Couples in Belgium

Couples in Belgium

Couples in Belgium

1. Which law applies?

1.1. Which law is applicable to a couple´s property? Which criteria/rules are used to determine the applicable law? Which international conventions have to be respected with regard to certain countries?

For marriages concluded until 28 January 2019, Belgian national rules apply. If the spouses did not make a choice of law, the matrimonial property is governed by the law of the State on whose territory both spouses, after solemnisation of the marriage, established their first habitual place of residence. If the spouses do not have a common place of residence in the same State, the applicable law is that of the State of which both spouses had the nationality upon the solemnisation of the marriage. In the other cases, the applicable law is that of the State on whose territory the marriage was solemnised. (Art. 51 Code of Private International Law, hereinafter Code D.I.P.). There are no international conventions that have to be respected with regard to specific countries.

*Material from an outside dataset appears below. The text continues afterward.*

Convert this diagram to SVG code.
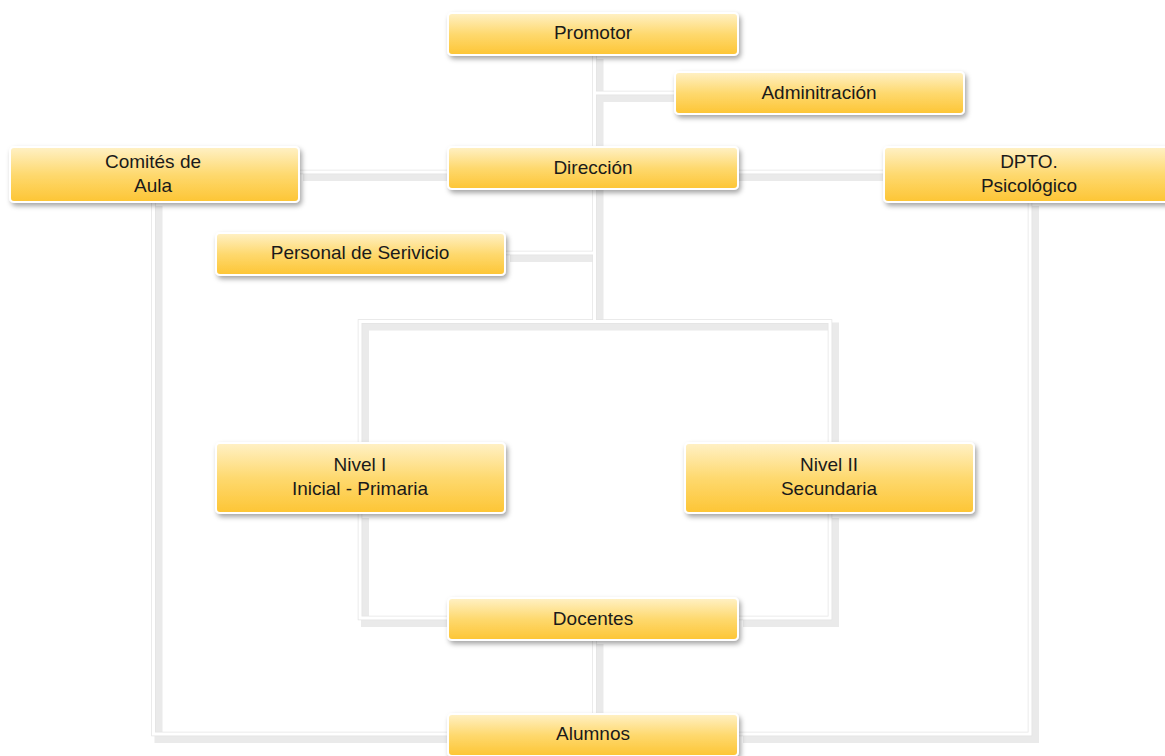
<svg xmlns="http://www.w3.org/2000/svg" width="1165" height="756" viewBox="0 0 1165 756">
<defs>
<linearGradient id="g" x1="0" y1="0" x2="0" y2="1">
<stop offset="0" stop-color="#fff1c6"/>
<stop offset="0.5" stop-color="#fed96f"/>
<stop offset="1" stop-color="#fdc534"/>
</linearGradient>
<filter id="ds" x="-10%" y="-30%" width="125%" height="170%">
<feDropShadow dx="2" dy="3" stdDeviation="2.5" flood-color="#000" flood-opacity="0.35"/>
</filter>
</defs>
<style>
.box{fill:url(#g);stroke:#fff;stroke-width:2;filter:url(#ds)}
.t{font-family:"Liberation Sans",Arial,sans-serif;font-size:19px;fill:#1a1a1a;text-anchor:middle}
.sh{fill:none;stroke:#eaeaea;stroke-width:8}
.ol{fill:none;stroke:#e4e4e4;stroke-width:4.5}
.ln{fill:none;stroke:#fff;stroke-width:3}
</style>
<rect width="1165" height="756" fill="#fff"/>
<g id="connectors">
<g transform="translate(5,5)" class="sh">
<path d="M594.5 54V322"/>
<path d="M594.5 93H675"/>
<path d="M298 172H884"/>
<path d="M505 253H596"/>
<path d="M360 442V321.5H830V442"/>
<path d="M360 513V618H448"/>
<path d="M830 513V618H738"/>
<path d="M594.5 639V714"/>
<path d="M153.5 201V734H448"/>
<path d="M1030 201V734H738"/>
</g>
<g class="ol">
<path d="M594.5 54V322"/>
<path d="M594.5 93H675"/>
<path d="M298 172H884"/>
<path d="M505 253H596"/>
<path d="M360 442V321.5H830V442"/>
<path d="M360 513V618H448"/>
<path d="M830 513V618H738"/>
<path d="M594.5 639V714"/>
<path d="M153.5 201V734H448"/>
<path d="M1030 201V734H738"/>
</g>
<g class="ln">
<path d="M594.5 54V322"/>
<path d="M594.5 93H675"/>
<path d="M298 172H884"/>
<path d="M505 253H596"/>
<path d="M360 442V321.5H830V442"/>
<path d="M360 513V618H448"/>
<path d="M830 513V618H738"/>
<path d="M594.5 639V714"/>
<path d="M153.5 201V734H448"/>
<path d="M1030 201V734H738"/>
</g>
</g>
<g id="promotor"><rect class="box" x="448" y="13" width="290" height="42" rx="4"/><text class="t" x="593" y="39">Promotor</text></g>
<g id="administracion"><rect class="box" x="675" y="72" width="289" height="42" rx="4"/><text class="t" x="819" y="99">Adminitración</text></g>
<g id="direccion"><rect class="box" x="448" y="147" width="290" height="42" rx="4"/><text class="t" x="593" y="174">Dirección</text></g>
<g id="comites"><rect class="box" x="10" y="147" width="289" height="55" rx="4"/><text class="t" x="153" y="168">Comités de</text><text class="t" x="153" y="192">Aula</text></g>
<g id="dpto"><rect class="box" x="884" y="147" width="290" height="55" rx="4"/><text class="t" x="1029" y="168">DPTO.</text><text class="t" x="1029" y="192">Psicológico</text></g>
<g id="personal"><rect class="box" x="216" y="233" width="289" height="42" rx="4"/><text class="t" x="360" y="259">Personal de Serivicio</text></g>
<g id="nivel1"><rect class="box" x="216" y="443" width="289" height="70" rx="4"/><text class="t" x="360" y="471">Nivel I</text><text class="t" x="360" y="495">Inicial - Primaria</text></g>
<g id="nivel2"><rect class="box" x="685" y="443" width="289" height="70" rx="4"/><text class="t" x="829" y="471">Nivel II</text><text class="t" x="829" y="495">Secundaria</text></g>
<g id="docentes"><rect class="box" x="448" y="598" width="290" height="42" rx="4"/><text class="t" x="593" y="625">Docentes</text></g>
<g id="alumnos"><rect class="box" x="448" y="714" width="290" height="42" rx="4"/><text class="t" x="593" y="740">Alumnos</text></g>
</svg>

Following the adoption of European Regulation (EU) 2016/1103 of 24 June 2016, new rules apply to determine the law applicable to all marriages concluded as from 29 January 2019 and to marriages concluded before the date of entry into force where the spouses have chosen a law applicable to their matrimonial regime as from 29 January 2019.

In the absence of choice of law, Article 26 sets out the hierarchy of connecting factors to determine the applicable law, as follows.
  • The spouses’ first common habitual residence after the conclusion of the marriage.
  • Failing that, the spouses’ common nationality at the time of conclusion of the marriage. This criterion cannot be used when the spouses have several common nationalities.
  • Failing that, the law of the State with which the spouses jointly have the closest connection at the time of conclusion of the marriage.

By way of exception and provided that one of the spouses so requests, the competent judicial authority may decide that the law of a State other than that of the first common habitual residence after the conclusion of the marriage shall apply (Art. 22.3).

1.2. Do the spouses have the option of choosing the applicable law? If so, by which principles is this choice governed (e.g. the laws to be chosen, formal requirements, retro-activity)?

Until 28 January 2019, the spouses had the possibility of choosing the applicable law and could designate one of the following legal regimes: (i) the law of the State on whose territory they, after the solemnisation of the marriage, establish their first habitual place of residence; (ii) the law of the State on whose territory one of them, at the time of the choice, has his/her habitual place of residence; (iii) the law of the State of which one of them has the nationality at the time of the choice (Art. 49 Code D.I.P.). The choice must be established in writing, dated and signed by both parties (Art. 52, para. 1 in fine Code D.I.P.). As a rule it applies that the choice has only prospective effects, but the spouses can also decide otherwise – as long as this does not adversely affect third parties’ rights (Art. 50, para. 3 Code D.I.P.).

Regulation (EU) 2016/1103 provides for the possibility to choose the law of one of the States of which at least one of the spouses is a national or the law of the habitual residence of either spouse at the time of the choice as the law applicable to their matrimonial property regime (Art. 22). This choice may only be validly made as from 29 January 2019 within the framework of a marriage contract or an agreement on the choice of applicable law and in compliance with the formal requirements laid down in Article 23. In Belgium, the choice of law has to be drafted by the notary in the form of an authentic act (Art. 2.3.6 Civil Code, hereinafter CC).

Finally, the choice of law applicable to the matrimonial property regime during the marriage will only have effect for the future, unless otherwise agreed by the spouses and without prejudice to the rights of third parties.